少子高齢化の時代に将来の年金額を維持できるのは、それぞれが若いうちから自らの年金の原資を積み立てていく、積立方式であることは明確です。
しかし、賦課方式から積立方式に切り替えて、現役世代が自分のために積み立てを始めると、現在の年金受給者とこれから年金を受け取る者に現在の制度のなかで約束した分の年金の原資がなくなってしまいます。
これが「二重の負担」と呼ばれる問題で、だから今更、年金を積立方式に変更することはできないという主張が出てきます。
しかし、だからといって現在の制度を維持すれば、年金額はどんどん減っていくだけです。
若者世代にはそれがわかっているから、年金に対する期待や信頼が薄くなるのです。
また、保険料方式の基礎年金では、保険料を免除される、猶予される、未納にするものが必ず出て、その分の基礎年金が減額されてしまうため、最低保障年金の役割を果たすことができません。
そして、満額の基礎年金が生活保護を下回る現状では、年金保険料を未納にして、いざというときは生活保護を頼ればよいという考えが魅力的に見えてしまいかねません。
老後の生活の最低保障をしようと思えば、保険料方式の基礎年金ではできないのです。
現役世代、特に若者は、現在の年金制度に期待していませんし、そもそも、制度が複雑すぎて理解できません。
現役世代に理解され、信頼される年金制度への抜本改革が必要です。
年金制度の改革は、最低保障年金の役割を果たす税を財源とする一階部分と報酬比例年金の役割を果たす積立方式の二階部分、それに希望する個人が自分で加入する三階部分ということになるでしょう。

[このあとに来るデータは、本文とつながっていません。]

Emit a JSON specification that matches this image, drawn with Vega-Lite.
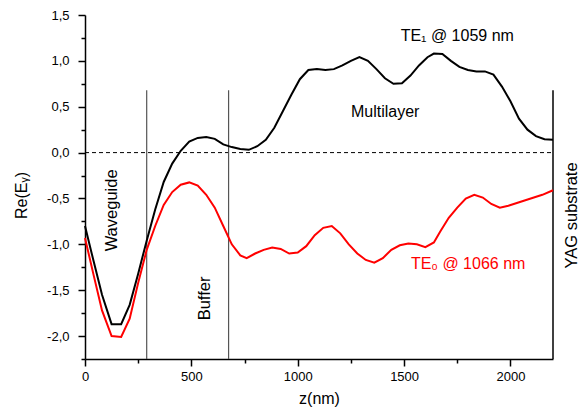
{
  "$schema": "https://vega.github.io/schema/vega-lite/v6.json",
  "width": 468,
  "height": 344,
  "autosize": {"type": "none"},
  "padding": {"left": 85, "top": 15, "right": 26, "bottom": 51},
  "background": "white",
  "config": {
    "view": {"stroke": null},
    "font": "Liberation Sans",
    "axis": {
      "grid": false,
      "domainColor": "black",
      "domainWidth": 1.5,
      "tickColor": "black",
      "tickWidth": 1.5,
      "labelColor": "black",
      "titleColor": "black",
      "labelFont": "Liberation Sans",
      "titleFont": "Liberation Sans",
      "labelFontSize": 13,
      "titleFontSize": 16,
      "titleFontWeight": "normal",
      "labelOverlap": false,
      "labelFlush": false
    }
  },
  "datasets": {
    "curves": [
      {"series": "TE1", "z": 0, "v": -0.8},
      {"series": "TE1", "z": 40, "v": -1.18},
      {"series": "TE1", "z": 80, "v": -1.55},
      {"series": "TE1", "z": 125, "v": -1.87},
      {"series": "TE1", "z": 170, "v": -1.87},
      {"series": "TE1", "z": 210, "v": -1.66},
      {"series": "TE1", "z": 250, "v": -1.32},
      {"series": "TE1", "z": 290, "v": -0.96},
      {"series": "TE1", "z": 330, "v": -0.62},
      {"series": "TE1", "z": 370, "v": -0.32},
      {"series": "TE1", "z": 410, "v": -0.12},
      {"series": "TE1", "z": 450, "v": 0.02},
      {"series": "TE1", "z": 490, "v": 0.12},
      {"series": "TE1", "z": 530, "v": 0.16},
      {"series": "TE1", "z": 570, "v": 0.17},
      {"series": "TE1", "z": 610, "v": 0.15},
      {"series": "TE1", "z": 650, "v": 0.09},
      {"series": "TE1", "z": 690, "v": 0.06},
      {"series": "TE1", "z": 730, "v": 0.04},
      {"series": "TE1", "z": 770, "v": 0.03},
      {"series": "TE1", "z": 810, "v": 0.07},
      {"series": "TE1", "z": 850, "v": 0.14},
      {"series": "TE1", "z": 890, "v": 0.27},
      {"series": "TE1", "z": 930, "v": 0.45},
      {"series": "TE1", "z": 970, "v": 0.63},
      {"series": "TE1", "z": 1010, "v": 0.8},
      {"series": "TE1", "z": 1050, "v": 0.9},
      {"series": "TE1", "z": 1090, "v": 0.91},
      {"series": "TE1", "z": 1130, "v": 0.9},
      {"series": "TE1", "z": 1170, "v": 0.91},
      {"series": "TE1", "z": 1210, "v": 0.95},
      {"series": "TE1", "z": 1250, "v": 1.0},
      {"series": "TE1", "z": 1290, "v": 1.04},
      {"series": "TE1", "z": 1330, "v": 1.0},
      {"series": "TE1", "z": 1370, "v": 0.91},
      {"series": "TE1", "z": 1410, "v": 0.81},
      {"series": "TE1", "z": 1450, "v": 0.75},
      {"series": "TE1", "z": 1490, "v": 0.755},
      {"series": "TE1", "z": 1530, "v": 0.84},
      {"series": "TE1", "z": 1570, "v": 0.95},
      {"series": "TE1", "z": 1610, "v": 1.04},
      {"series": "TE1", "z": 1640, "v": 1.08},
      {"series": "TE1", "z": 1680, "v": 1.075},
      {"series": "TE1", "z": 1720, "v": 1.0},
      {"series": "TE1", "z": 1760, "v": 0.935},
      {"series": "TE1", "z": 1800, "v": 0.9},
      {"series": "TE1", "z": 1840, "v": 0.885},
      {"series": "TE1", "z": 1880, "v": 0.885},
      {"series": "TE1", "z": 1920, "v": 0.85},
      {"series": "TE1", "z": 1960, "v": 0.72},
      {"series": "TE1", "z": 2000, "v": 0.56},
      {"series": "TE1", "z": 2040, "v": 0.37},
      {"series": "TE1", "z": 2080, "v": 0.25},
      {"series": "TE1", "z": 2120, "v": 0.18},
      {"series": "TE1", "z": 2160, "v": 0.145},
      {"series": "TE1", "z": 2200, "v": 0.14},
      {"series": "TE0", "z": 0, "v": -0.93},
      {"series": "TE0", "z": 40, "v": -1.33},
      {"series": "TE0", "z": 80, "v": -1.72},
      {"series": "TE0", "z": 125, "v": -2.0},
      {"series": "TE0", "z": 170, "v": -2.01},
      {"series": "TE0", "z": 210, "v": -1.81},
      {"series": "TE0", "z": 250, "v": -1.42},
      {"series": "TE0", "z": 290, "v": -1.06},
      {"series": "TE0", "z": 330, "v": -0.8},
      {"series": "TE0", "z": 370, "v": -0.57},
      {"series": "TE0", "z": 410, "v": -0.43},
      {"series": "TE0", "z": 450, "v": -0.35},
      {"series": "TE0", "z": 490, "v": -0.325},
      {"series": "TE0", "z": 530, "v": -0.36},
      {"series": "TE0", "z": 570, "v": -0.46},
      {"series": "TE0", "z": 610, "v": -0.6},
      {"series": "TE0", "z": 650, "v": -0.8},
      {"series": "TE0", "z": 690, "v": -1.0},
      {"series": "TE0", "z": 730, "v": -1.12},
      {"series": "TE0", "z": 760, "v": -1.15},
      {"series": "TE0", "z": 800, "v": -1.1},
      {"series": "TE0", "z": 840, "v": -1.06},
      {"series": "TE0", "z": 880, "v": -1.035},
      {"series": "TE0", "z": 920, "v": -1.05},
      {"series": "TE0", "z": 960, "v": -1.1},
      {"series": "TE0", "z": 1000, "v": -1.09},
      {"series": "TE0", "z": 1040, "v": -1.02},
      {"series": "TE0", "z": 1080, "v": -0.9},
      {"series": "TE0", "z": 1120, "v": -0.82},
      {"series": "TE0", "z": 1160, "v": -0.8},
      {"series": "TE0", "z": 1200, "v": -0.88},
      {"series": "TE0", "z": 1240, "v": -1.0},
      {"series": "TE0", "z": 1280, "v": -1.1},
      {"series": "TE0", "z": 1320, "v": -1.17},
      {"series": "TE0", "z": 1360, "v": -1.2},
      {"series": "TE0", "z": 1400, "v": -1.15},
      {"series": "TE0", "z": 1440, "v": -1.06},
      {"series": "TE0", "z": 1480, "v": -1.01},
      {"series": "TE0", "z": 1520, "v": -0.99},
      {"series": "TE0", "z": 1560, "v": -1.0},
      {"series": "TE0", "z": 1600, "v": -1.03},
      {"series": "TE0", "z": 1640, "v": -0.98},
      {"series": "TE0", "z": 1670, "v": -0.86},
      {"series": "TE0", "z": 1710, "v": -0.71},
      {"series": "TE0", "z": 1750, "v": -0.6},
      {"series": "TE0", "z": 1790, "v": -0.5},
      {"series": "TE0", "z": 1830, "v": -0.46},
      {"series": "TE0", "z": 1870, "v": -0.49},
      {"series": "TE0", "z": 1910, "v": -0.56},
      {"series": "TE0", "z": 1950, "v": -0.6},
      {"series": "TE0", "z": 1990, "v": -0.58},
      {"series": "TE0", "z": 2030, "v": -0.55},
      {"series": "TE0", "z": 2070, "v": -0.52},
      {"series": "TE0", "z": 2110, "v": -0.49},
      {"series": "TE0", "z": 2150, "v": -0.46},
      {"series": "TE0", "z": 2200, "v": -0.41}
    ]
  },
  "encoding": {
    "x": {
      "field": "z",
      "type": "quantitative",
      "scale": {"domain": [0, 2200], "nice": false, "zero": false},
      "axis": {
        "title": "z(nm)",
        "values": [0, 250, 500, 750, 1000, 1250, 1500, 1750, 2000],
        "format": "d",
        "labelExpr": "datum.value % 500 === 0 ? datum.label : ''",
        "tickSize": {"condition": {"test": "datum.value % 500 === 0", "value": 7}, "value": 4},
        "labelPadding": 4,
        "titlePadding": 7
      }
    },
    "y": {
      "field": "v",
      "type": "quantitative",
      "scale": {"domain": [-2.25, 1.5], "nice": false, "zero": false},
      "axis": {
        "title": "Re(Eᵧ)",
        "values": [-2.25, -2, -1.75, -1.5, -1.25, -1, -0.75, -0.5, -0.25, 0, 0.25, 0.5, 0.75, 1, 1.25, 1.5],
        "labelExpr": "abs(datum.value * 2 - round(datum.value * 2)) < 0.001 ? (datum.value < 0 ? '-' : '') + replace(format(abs(datum.value), '.1f'), '.', ',') : ''",
        "tickSize": {"condition": {"test": "abs(datum.value * 2 - round(datum.value * 2)) < 0.001", "value": 7}, "value": 4},
        "labelPadding": 9,
        "titlePadding": 17,
        "titleY": 180
      }
    }
  },
  "layer": [
    {
      "data": {"values": [{"z": 0, "z2": 2200, "v": 0}]},
      "mark": {"type": "rule", "color": "black", "strokeWidth": 1, "strokeDash": [4, 3]},
      "encoding": {"x2": {"field": "z2"}}
    },
    {
      "data": {"values": [{"z": 290, "v": 0.68, "v2": -2.25}, {"z": 675, "v": 0.68, "v2": -2.25}]},
      "mark": {"type": "rule", "color": "#555555", "strokeWidth": 1.2},
      "encoding": {"y2": {"field": "v2"}}
    },
    {
      "data": {"values": [{"z": 2200, "v": 0.68, "v2": -2.25}]},
      "mark": {"type": "rule", "color": "black", "strokeWidth": 1.5},
      "encoding": {"y2": {"field": "v2"}}
    },
    {
      "data": {"name": "curves"},
      "mark": {"type": "line", "strokeWidth": 2},
      "encoding": {
        "color": {"field": "series", "type": "nominal", "scale": {"domain": ["TE1", "TE0"], "range": ["black", "#ff0000"]}, "legend": null}
      }
    },
    {
      "data": {"values": [{"z": 1750, "v": 1.27, "t": "TE₁ @ 1059 nm"}, {"z": 1411, "v": 0.44, "t": "Multilayer"}]},
      "mark": {"type": "text", "font": "Liberation Sans", "fontSize": 16, "color": "black", "align": "center", "baseline": "middle"},
      "encoding": {"text": {"field": "t"}}
    },
    {
      "data": {"values": [{"z": 1801, "v": -1.21, "t": "TE₀ @ 1066 nm"}]},
      "mark": {"type": "text", "font": "Liberation Sans", "fontSize": 16, "color": "#ff0000", "align": "center", "baseline": "middle"},
      "encoding": {"text": {"field": "t"}}
    },
    {
      "data": {"values": [{"z": 128, "v": -0.63, "t": "Waveguide"}, {"z": 564, "v": -1.59, "t": "Buffer"}, {"z": 2291, "v": -0.685, "t": "YAG substrate"}]},
      "mark": {"type": "text", "font": "Liberation Sans", "fontSize": 16.5, "color": "black", "align": "center", "baseline": "middle", "angle": 270},
      "encoding": {"text": {"field": "t"}}
    }
  ]
}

現在の賦課方式から、いかに積立方式に切り替えていくか、「二重の負担」の財源問題をどうやって解決していくのか、そこが議論の争点になります。
ここは厚労省、霞が関では答えは出せませんし、出すべきではありません。
これは政治の仕事です。
2004年の年金改革を含め、これまでの「年金改革」は、政治が決断をせず、基本的な少子高齢化への対応を先送りし、限られた選択肢のなかで厚労省が微調整を積み重ねてきたものです。
だから私は、今回、厚労省が用意したきわめてテクニカルな微調整を進めるのではなく、政治が責任をもって国民に信頼される年金制度をつくるべきだと主張し続けてきました。
100年先を見据えてやらなければならない年金制度の抜本改革は、政争の材料にせず、与野党が知恵を絞って結論を出し、与野党で国民に説明し理解を求めることをやるべきだと思います。
厚労省が用意した年金改正法案をどうするのかではなく、年金制度をどうするかを与野党できっちり議論しましょう。